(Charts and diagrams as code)
■ ■ ■ ■ ■ ■ ■

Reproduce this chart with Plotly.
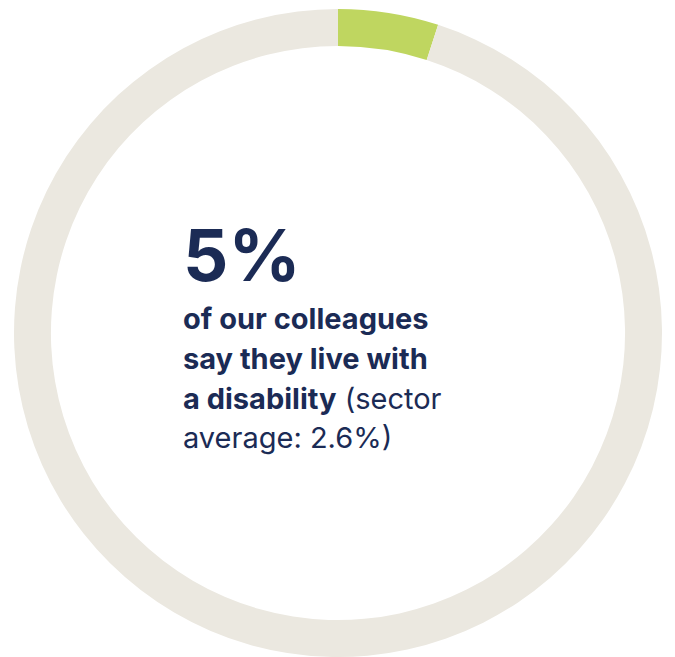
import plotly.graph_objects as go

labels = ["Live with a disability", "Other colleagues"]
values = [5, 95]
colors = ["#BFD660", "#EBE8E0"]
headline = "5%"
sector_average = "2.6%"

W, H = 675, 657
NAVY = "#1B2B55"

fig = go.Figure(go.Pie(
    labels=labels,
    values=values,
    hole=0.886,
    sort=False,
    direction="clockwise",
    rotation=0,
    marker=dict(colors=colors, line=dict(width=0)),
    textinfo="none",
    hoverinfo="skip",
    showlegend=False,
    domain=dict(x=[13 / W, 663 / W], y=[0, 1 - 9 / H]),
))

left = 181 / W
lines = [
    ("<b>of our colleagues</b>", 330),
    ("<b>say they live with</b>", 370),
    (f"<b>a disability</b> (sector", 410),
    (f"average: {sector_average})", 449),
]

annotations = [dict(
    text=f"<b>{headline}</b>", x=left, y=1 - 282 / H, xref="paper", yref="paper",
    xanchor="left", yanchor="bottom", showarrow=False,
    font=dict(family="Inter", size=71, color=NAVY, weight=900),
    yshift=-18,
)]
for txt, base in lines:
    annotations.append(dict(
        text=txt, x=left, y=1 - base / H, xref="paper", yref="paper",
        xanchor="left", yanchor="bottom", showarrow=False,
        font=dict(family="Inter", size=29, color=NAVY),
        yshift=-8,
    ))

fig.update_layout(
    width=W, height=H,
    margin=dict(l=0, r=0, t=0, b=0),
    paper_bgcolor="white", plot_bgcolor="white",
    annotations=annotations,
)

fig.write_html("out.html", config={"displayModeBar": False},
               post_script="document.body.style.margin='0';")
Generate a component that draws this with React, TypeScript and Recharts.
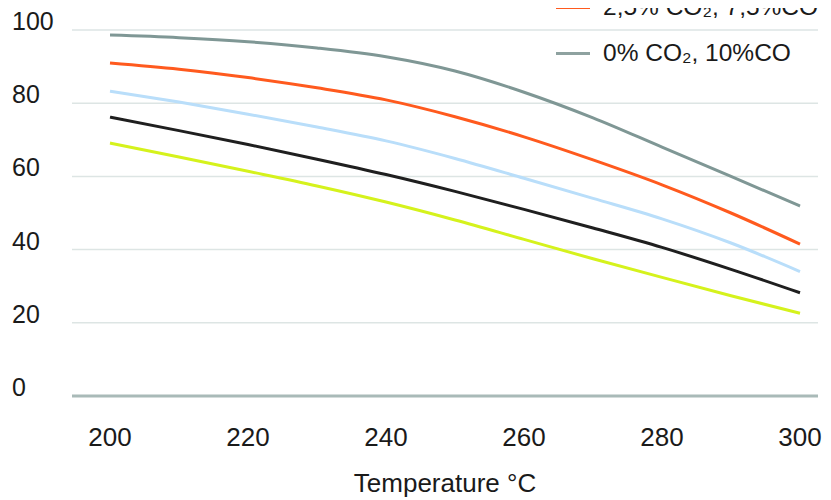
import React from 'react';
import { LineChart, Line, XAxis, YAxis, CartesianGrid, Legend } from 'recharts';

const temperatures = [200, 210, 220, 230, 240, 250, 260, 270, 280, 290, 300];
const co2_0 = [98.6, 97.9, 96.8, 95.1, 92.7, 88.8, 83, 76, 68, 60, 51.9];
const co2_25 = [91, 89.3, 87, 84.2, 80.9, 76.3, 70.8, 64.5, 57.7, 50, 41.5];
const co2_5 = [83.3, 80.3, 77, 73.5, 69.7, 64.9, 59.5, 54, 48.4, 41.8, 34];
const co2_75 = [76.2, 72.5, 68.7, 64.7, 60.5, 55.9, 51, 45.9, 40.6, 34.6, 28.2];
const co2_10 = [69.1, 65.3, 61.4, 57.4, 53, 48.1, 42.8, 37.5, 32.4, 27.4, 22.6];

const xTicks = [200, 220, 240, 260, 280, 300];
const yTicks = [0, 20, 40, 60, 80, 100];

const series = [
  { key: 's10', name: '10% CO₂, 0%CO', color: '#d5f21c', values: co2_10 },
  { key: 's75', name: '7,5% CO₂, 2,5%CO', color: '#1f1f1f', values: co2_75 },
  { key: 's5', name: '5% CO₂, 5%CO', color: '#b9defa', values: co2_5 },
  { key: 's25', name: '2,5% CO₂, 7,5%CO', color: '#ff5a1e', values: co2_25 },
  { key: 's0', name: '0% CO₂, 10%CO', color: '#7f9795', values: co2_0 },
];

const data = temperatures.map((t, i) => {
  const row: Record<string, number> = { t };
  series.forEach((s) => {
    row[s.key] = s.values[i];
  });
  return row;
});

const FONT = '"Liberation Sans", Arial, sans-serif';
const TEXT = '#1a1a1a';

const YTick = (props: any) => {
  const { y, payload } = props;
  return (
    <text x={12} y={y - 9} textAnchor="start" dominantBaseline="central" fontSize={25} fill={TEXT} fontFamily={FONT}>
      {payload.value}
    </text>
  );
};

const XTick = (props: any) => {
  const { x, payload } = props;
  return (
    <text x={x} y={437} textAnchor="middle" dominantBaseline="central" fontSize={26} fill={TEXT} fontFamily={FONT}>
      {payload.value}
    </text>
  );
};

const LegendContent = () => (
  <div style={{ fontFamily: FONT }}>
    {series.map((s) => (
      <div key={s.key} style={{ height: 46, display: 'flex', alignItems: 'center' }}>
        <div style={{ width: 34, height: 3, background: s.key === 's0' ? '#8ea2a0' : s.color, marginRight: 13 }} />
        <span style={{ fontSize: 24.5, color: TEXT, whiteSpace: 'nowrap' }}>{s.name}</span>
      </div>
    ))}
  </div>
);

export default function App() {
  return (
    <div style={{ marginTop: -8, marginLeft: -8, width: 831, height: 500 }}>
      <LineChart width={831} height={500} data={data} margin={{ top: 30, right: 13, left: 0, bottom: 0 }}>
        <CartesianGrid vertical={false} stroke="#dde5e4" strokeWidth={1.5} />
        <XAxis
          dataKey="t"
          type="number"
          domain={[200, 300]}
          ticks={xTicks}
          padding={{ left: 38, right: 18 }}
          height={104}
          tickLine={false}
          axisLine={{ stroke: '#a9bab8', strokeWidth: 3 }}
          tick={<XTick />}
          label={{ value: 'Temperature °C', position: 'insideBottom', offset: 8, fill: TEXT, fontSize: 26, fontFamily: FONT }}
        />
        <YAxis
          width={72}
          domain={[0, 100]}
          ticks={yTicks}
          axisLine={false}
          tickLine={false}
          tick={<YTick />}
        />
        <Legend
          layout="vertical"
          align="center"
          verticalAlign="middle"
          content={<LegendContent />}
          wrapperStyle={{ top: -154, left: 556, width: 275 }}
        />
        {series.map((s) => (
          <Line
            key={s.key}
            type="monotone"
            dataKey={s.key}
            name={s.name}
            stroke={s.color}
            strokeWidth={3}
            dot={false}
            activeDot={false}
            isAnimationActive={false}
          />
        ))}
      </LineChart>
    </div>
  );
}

■ ■ ■ ■ ■ ■ ■

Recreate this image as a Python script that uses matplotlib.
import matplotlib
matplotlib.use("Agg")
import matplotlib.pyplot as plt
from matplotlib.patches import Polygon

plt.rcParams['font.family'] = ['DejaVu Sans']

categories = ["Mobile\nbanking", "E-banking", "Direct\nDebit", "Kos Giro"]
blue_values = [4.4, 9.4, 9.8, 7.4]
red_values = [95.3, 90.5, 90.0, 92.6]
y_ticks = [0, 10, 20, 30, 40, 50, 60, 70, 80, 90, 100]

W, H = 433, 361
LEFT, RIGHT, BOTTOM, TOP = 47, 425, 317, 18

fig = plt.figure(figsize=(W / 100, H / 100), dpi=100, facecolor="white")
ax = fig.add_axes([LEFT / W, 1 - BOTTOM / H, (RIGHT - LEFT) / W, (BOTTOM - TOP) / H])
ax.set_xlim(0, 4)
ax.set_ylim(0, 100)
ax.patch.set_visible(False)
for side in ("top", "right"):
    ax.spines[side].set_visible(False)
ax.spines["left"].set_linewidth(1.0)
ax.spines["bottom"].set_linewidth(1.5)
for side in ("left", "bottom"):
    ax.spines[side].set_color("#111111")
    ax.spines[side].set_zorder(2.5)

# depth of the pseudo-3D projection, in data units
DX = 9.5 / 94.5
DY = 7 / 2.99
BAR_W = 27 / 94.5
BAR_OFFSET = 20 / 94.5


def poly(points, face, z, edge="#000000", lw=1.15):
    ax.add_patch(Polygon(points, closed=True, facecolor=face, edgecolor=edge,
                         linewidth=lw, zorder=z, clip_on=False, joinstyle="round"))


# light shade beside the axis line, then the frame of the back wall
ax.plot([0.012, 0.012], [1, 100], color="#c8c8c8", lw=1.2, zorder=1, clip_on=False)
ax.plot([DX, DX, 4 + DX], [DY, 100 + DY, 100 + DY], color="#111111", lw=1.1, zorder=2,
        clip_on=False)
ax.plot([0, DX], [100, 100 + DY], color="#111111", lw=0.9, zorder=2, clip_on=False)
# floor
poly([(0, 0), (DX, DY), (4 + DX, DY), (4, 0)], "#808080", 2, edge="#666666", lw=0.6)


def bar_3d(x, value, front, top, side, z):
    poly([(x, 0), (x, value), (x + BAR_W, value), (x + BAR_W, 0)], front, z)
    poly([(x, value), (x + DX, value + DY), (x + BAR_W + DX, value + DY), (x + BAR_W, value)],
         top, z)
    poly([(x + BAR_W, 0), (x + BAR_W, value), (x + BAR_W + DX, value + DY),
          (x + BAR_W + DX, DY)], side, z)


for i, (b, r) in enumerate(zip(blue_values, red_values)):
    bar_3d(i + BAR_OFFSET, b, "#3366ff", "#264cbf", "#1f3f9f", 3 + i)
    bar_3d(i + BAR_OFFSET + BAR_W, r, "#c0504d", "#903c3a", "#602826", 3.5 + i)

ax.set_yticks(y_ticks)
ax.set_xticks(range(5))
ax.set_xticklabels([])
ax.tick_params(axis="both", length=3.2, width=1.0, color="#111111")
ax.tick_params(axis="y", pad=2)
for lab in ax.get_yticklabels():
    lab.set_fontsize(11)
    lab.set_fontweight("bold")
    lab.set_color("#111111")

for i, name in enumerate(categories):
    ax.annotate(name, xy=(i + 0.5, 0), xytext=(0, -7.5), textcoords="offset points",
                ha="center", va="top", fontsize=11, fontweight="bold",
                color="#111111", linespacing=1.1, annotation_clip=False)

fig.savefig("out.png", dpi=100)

■ ■ ■ ■ ■ ■ ■

• _SHORT TASK_:
What is the number of lines in the records that contain the string "React"? Give only that number.

• _EXERCISE RESULT_:
2